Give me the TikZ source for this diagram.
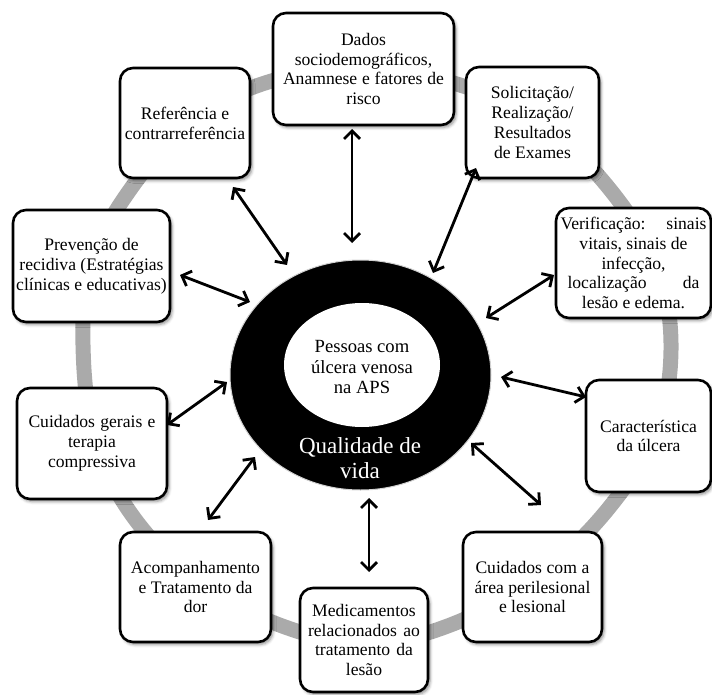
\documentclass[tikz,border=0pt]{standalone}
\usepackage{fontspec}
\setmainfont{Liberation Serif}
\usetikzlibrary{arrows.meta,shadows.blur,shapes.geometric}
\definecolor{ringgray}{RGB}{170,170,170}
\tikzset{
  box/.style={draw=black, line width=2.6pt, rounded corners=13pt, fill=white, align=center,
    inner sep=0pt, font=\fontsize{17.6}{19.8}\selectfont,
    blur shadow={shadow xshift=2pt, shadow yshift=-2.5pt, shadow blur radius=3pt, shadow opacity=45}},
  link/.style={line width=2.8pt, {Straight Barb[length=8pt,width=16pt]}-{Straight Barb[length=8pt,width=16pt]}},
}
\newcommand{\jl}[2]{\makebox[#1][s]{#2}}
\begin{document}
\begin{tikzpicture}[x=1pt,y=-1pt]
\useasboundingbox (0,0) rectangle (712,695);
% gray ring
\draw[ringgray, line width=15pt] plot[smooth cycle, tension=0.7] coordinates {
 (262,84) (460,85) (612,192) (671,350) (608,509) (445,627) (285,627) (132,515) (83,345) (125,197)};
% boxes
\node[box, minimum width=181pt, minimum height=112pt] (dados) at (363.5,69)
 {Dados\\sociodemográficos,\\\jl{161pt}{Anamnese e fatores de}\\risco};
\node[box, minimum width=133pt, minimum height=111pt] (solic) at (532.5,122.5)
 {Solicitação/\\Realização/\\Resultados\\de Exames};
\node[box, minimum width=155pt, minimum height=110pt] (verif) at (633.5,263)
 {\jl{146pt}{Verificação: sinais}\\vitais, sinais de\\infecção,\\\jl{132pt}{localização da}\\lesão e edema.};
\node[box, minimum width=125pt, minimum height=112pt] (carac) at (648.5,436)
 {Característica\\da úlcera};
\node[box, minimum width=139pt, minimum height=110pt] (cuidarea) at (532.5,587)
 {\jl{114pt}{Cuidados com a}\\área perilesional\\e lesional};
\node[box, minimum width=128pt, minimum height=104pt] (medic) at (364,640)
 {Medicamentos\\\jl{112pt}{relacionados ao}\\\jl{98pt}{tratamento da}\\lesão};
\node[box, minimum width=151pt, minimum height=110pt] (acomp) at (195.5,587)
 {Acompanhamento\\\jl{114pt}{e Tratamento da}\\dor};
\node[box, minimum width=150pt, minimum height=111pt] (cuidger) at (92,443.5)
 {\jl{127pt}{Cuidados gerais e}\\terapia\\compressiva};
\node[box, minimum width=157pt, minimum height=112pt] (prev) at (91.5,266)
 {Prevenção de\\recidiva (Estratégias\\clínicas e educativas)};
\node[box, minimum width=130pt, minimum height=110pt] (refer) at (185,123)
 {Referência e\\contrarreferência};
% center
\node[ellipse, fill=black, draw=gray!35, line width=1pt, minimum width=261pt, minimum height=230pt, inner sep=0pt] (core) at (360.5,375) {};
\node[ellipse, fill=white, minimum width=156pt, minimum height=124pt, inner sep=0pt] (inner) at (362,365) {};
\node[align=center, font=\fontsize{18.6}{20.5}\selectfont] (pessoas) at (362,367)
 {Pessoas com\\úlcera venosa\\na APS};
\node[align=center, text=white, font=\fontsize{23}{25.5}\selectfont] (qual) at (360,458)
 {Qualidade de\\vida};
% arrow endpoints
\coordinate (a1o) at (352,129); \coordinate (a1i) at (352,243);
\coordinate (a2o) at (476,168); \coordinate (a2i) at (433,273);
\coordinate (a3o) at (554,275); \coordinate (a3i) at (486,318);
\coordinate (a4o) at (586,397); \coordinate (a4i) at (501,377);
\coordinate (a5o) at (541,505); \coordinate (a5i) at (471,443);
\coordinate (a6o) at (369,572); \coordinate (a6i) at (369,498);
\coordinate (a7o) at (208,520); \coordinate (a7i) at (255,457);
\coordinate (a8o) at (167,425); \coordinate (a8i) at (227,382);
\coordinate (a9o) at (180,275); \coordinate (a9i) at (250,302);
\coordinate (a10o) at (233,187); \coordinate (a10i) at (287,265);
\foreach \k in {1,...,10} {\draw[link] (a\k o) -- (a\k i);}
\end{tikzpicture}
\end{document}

● ● ●

### YOUR GOAL
Restate the data above word for word. Skip every picture.

### EXERCISE OUTPUT
Give me the TikZ source for this diagram.
\documentclass[tikz,border=0pt]{standalone}
\usepackage{fontspec}
\setmainfont{Liberation Serif}
\usetikzlibrary{arrows.meta,shadows.blur,shapes.geometric}
\definecolor{ringgray}{RGB}{170,170,170}
\tikzset{
  box/.style={draw=black, line width=2.6pt, rounded corners=13pt, fill=white, align=center,
    inner sep=0pt, font=\fontsize{17.6}{19.8}\selectfont,
    blur shadow={shadow xshift=2pt, shadow yshift=-2.5pt, shadow blur radius=3pt, shadow opacity=45}},
  link/.style={line width=2.8pt, {Straight Barb[length=8pt,width=16pt]}-{Straight Barb[length=8pt,width=16pt]}},
}
\newcommand{\jl}[2]{\makebox[#1][s]{#2}}
\begin{document}
\begin{tikzpicture}[x=1pt,y=-1pt]
\useasboundingbox (0,0) rectangle (712,695);
% gray ring
\draw[ringgray, line width=15pt] plot[smooth cycle, tension=0.7] coordinates {
 (262,84) (460,85) (612,192) (671,350) (608,509) (445,627) (285,627) (132,515) (83,345) (125,197)};
% boxes
\node[box, minimum width=181pt, minimum height=112pt] (dados) at (363.5,69)
 {Dados\\sociodemográficos,\\\jl{161pt}{Anamnese e fatores de}\\risco};
\node[box, minimum width=133pt, minimum height=111pt] (solic) at (532.5,122.5)
 {Solicitação/\\Realização/\\Resultados\\de Exames};
\node[box, minimum width=155pt, minimum height=110pt] (verif) at (633.5,263)
 {\jl{146pt}{Verificação: sinais}\\vitais, sinais de\\infecção,\\\jl{132pt}{localização da}\\lesão e edema.};
\node[box, minimum width=125pt, minimum height=112pt] (carac) at (648.5,436)
 {Característica\\da úlcera};
\node[box, minimum width=139pt, minimum height=110pt] (cuidarea) at (532.5,587)
 {\jl{114pt}{Cuidados com a}\\área perilesional\\e lesional};
\node[box, minimum width=128pt, minimum height=104pt] (medic) at (364,640)
 {Medicamentos\\\jl{112pt}{relacionados ao}\\\jl{98pt}{tratamento da}\\lesão};
\node[box, minimum width=151pt, minimum height=110pt] (acomp) at (195.5,587)
 {Acompanhamento\\\jl{114pt}{e Tratamento da}\\dor};
\node[box, minimum width=150pt, minimum height=111pt] (cuidger) at (92,443.5)
 {\jl{127pt}{Cuidados gerais e}\\terapia\\compressiva};
\node[box, minimum width=157pt, minimum height=112pt] (prev) at (91.5,266)
 {Prevenção de\\recidiva (Estratégias\\clínicas e educativas)};
\node[box, minimum width=130pt, minimum height=110pt] (refer) at (185,123)
 {Referência e\\contrarreferência};
% center
\node[ellipse, fill=black, draw=gray!35, line width=1pt, minimum width=261pt, minimum height=230pt, inner sep=0pt] (core) at (360.5,375) {};
\node[ellipse, fill=white, minimum width=156pt, minimum height=124pt, inner sep=0pt] (inner) at (362,365) {};
\node[align=center, font=\fontsize{18.6}{20.5}\selectfont] (pessoas) at (362,367)
 {Pessoas com\\úlcera venosa\\na APS};
\node[align=center, text=white, font=\fontsize{23}{25.5}\selectfont] (qual) at (360,458)
 {Qualidade de\\vida};
% arrow endpoints
\coordinate (a1o) at (352,129); \coordinate (a1i) at (352,243);
\coordinate (a2o) at (476,168); \coordinate (a2i) at (433,273);
\coordinate (a3o) at (554,275); \coordinate (a3i) at (486,318);
\coordinate (a4o) at (586,397); \coordinate (a4i) at (501,377);
\coordinate (a5o) at (541,505); \coordinate (a5i) at (471,443);
\coordinate (a6o) at (369,572); \coordinate (a6i) at (369,498);
\coordinate (a7o) at (208,520); \coordinate (a7i) at (255,457);
\coordinate (a8o) at (167,425); \coordinate (a8i) at (227,382);
\coordinate (a9o) at (180,275); \coordinate (a9i) at (250,302);
\coordinate (a10o) at (233,187); \coordinate (a10i) at (287,265);
\foreach \k in {1,...,10} {\draw[link] (a\k o) -- (a\k i);}
\end{tikzpicture}
\end{document}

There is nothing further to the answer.